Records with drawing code

-=-=-

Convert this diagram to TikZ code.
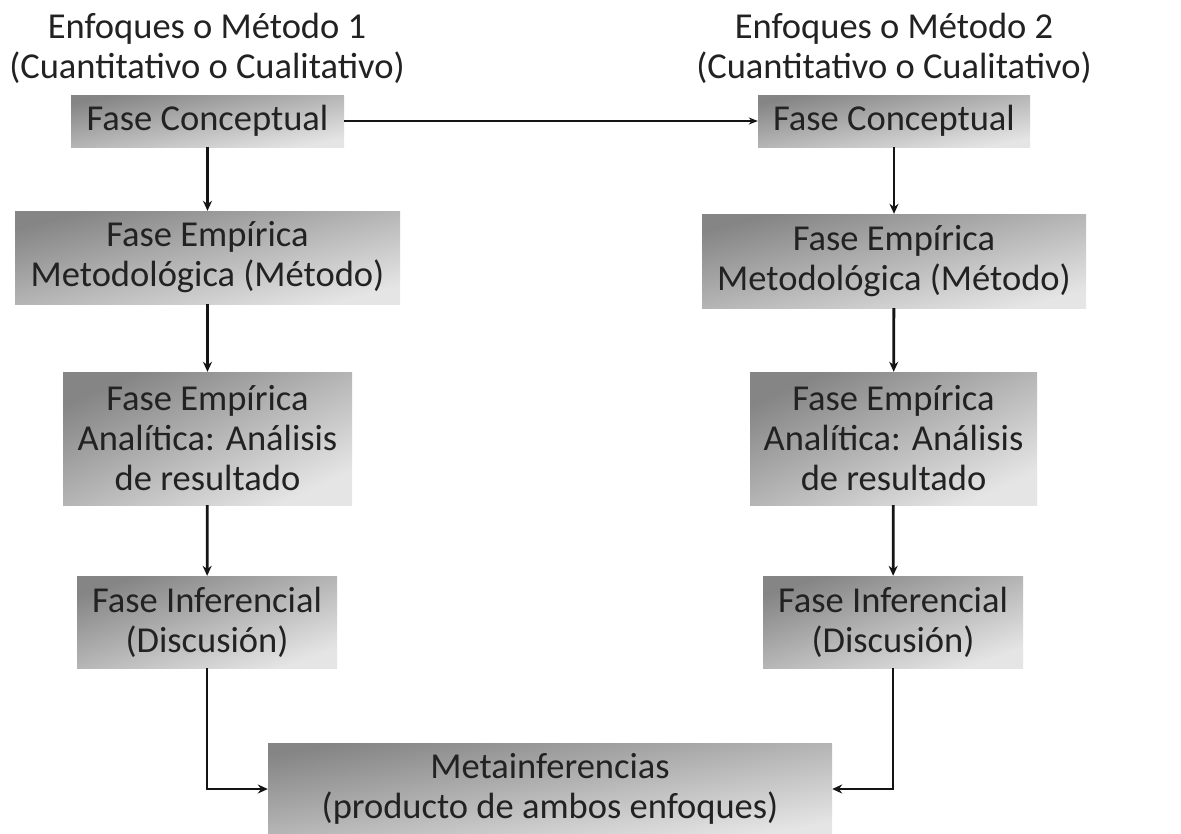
\documentclass[tikz,border=0pt]{standalone}
\usepackage{fontspec}
\setmainfont{Carlito}
\usetikzlibrary{arrows.meta}
\definecolor{txt}{HTML}{222222}
\tikzset{
  fase/.style={inner sep=0pt, align=center, text=txt, font=\fontsize{36.5}{40}\selectfont,
    top color=black!48, bottom color=black!10},
  ang/.style={shading angle=#1},
  titulo/.style={inner sep=0pt, align=center, text=txt, font=\fontsize{36.5}{40}\selectfont},
  flecha/.style={line width=2.8pt, draw=black!92, -{Stealth[length=10pt,width=9pt]}},
  flechafina/.style={line width=1.5pt, draw=black!92, -{Stealth[length=9pt,width=7pt]}}
}
\begin{document}
\begin{tikzpicture}[x=1pt,y=-1pt]
\useasboundingbox[fill=white] (0,0) rectangle (1181,833);
\node[titulo] (t1) at (207,48) {Enfoques o Método 1\\(Cuantitativo o Cualitativo)};
\node[titulo] (t2) at (894,48) {Enfoques o Método 2\\(Cuantitativo o Cualitativo)};

\node[fase, ang=11, minimum width=273pt, minimum height=52pt] (l1) at (207.5,121) {Fase Conceptual};
\node[fase, ang=14, minimum width=385pt, minimum height=93pt] (l2) at (207.5,257.5) {Fase Empírica\\Metodológica (Método)};
\node[fase, ang=25, minimum width=289pt, minimum height=133pt] (l3) at (207.5,438.5) {Fase Empírica\\Analítica: Análisis\\de resultado};
\node[fase, ang=19, minimum width=260pt, minimum height=92pt] (l4) at (207,622) {Fase Inferencial\\(Discusión)};

\node[fase, ang=11, minimum width=272pt, minimum height=52pt] (r1) at (894,121) {Fase Conceptual};
\node[fase, ang=14, minimum width=384pt, minimum height=94pt] (r2) at (894,261) {Fase Empírica\\Metodológica (Método)};
\node[fase, ang=25, minimum width=287pt, minimum height=133pt] (r3) at (893.5,438.5) {Fase Empírica\\Analítica: Análisis\\de resultado};
\node[fase, ang=19, minimum width=260pt, minimum height=92pt] (r4) at (893,622) {Fase Inferencial\\(Discusión)};

\node[fase, ang=9, minimum width=564pt, minimum height=92pt] (m) at (550,789) {Metainferencias\\(producto de ambos enfoques)};

\draw[flechafina] (l1) -- (r1);
\draw[flecha] (l1) -- (l2);
\draw[flecha] (l2) -- (l3);
\draw[flecha] (l3) -- (l4);
\draw[flecha] (r1) -- (r2);
\draw[flecha] (r2) -- (r3);
\draw[flecha] (r3) -- (r4);
\draw[flecha] (l4.south) |- (m.west);
\draw[flecha] (r4.south) |- (m.east);
\end{tikzpicture}
\end{document}
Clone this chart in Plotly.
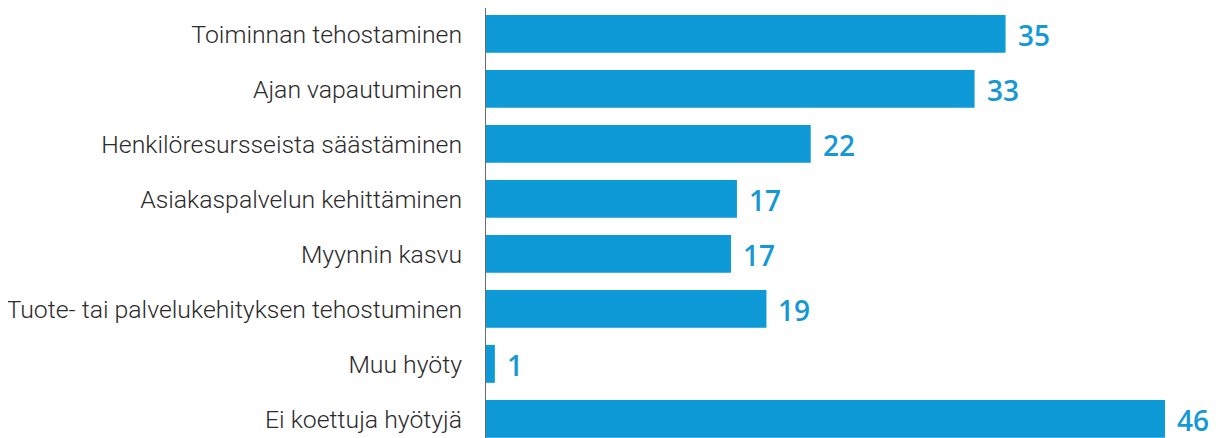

-=-=-

Task objective - Reproduce the data above word for word from its first line through the line that holds "(t2) at (894,48)", both ends included; skip pictures.

Task answer -
Convert this diagram to TikZ code.
\documentclass[tikz,border=0pt]{standalone}
\usepackage{fontspec}
\setmainfont{Carlito}
\usetikzlibrary{arrows.meta}
\definecolor{txt}{HTML}{222222}
\tikzset{
  fase/.style={inner sep=0pt, align=center, text=txt, font=\fontsize{36.5}{40}\selectfont,
    top color=black!48, bottom color=black!10},
  ang/.style={shading angle=#1},
  titulo/.style={inner sep=0pt, align=center, text=txt, font=\fontsize{36.5}{40}\selectfont},
  flecha/.style={line width=2.8pt, draw=black!92, -{Stealth[length=10pt,width=9pt]}},
  flechafina/.style={line width=1.5pt, draw=black!92, -{Stealth[length=9pt,width=7pt]}}
}
\begin{document}
\begin{tikzpicture}[x=1pt,y=-1pt]
\useasboundingbox[fill=white] (0,0) rectangle (1181,833);
\node[titulo] (t1) at (207,48) {Enfoques o Método 1\\(Cuantitativo o Cualitativo)};
\node[titulo] (t2) at (894,48) {Enfoques o Método 2\\(Cuantitativo o Cualitativo)};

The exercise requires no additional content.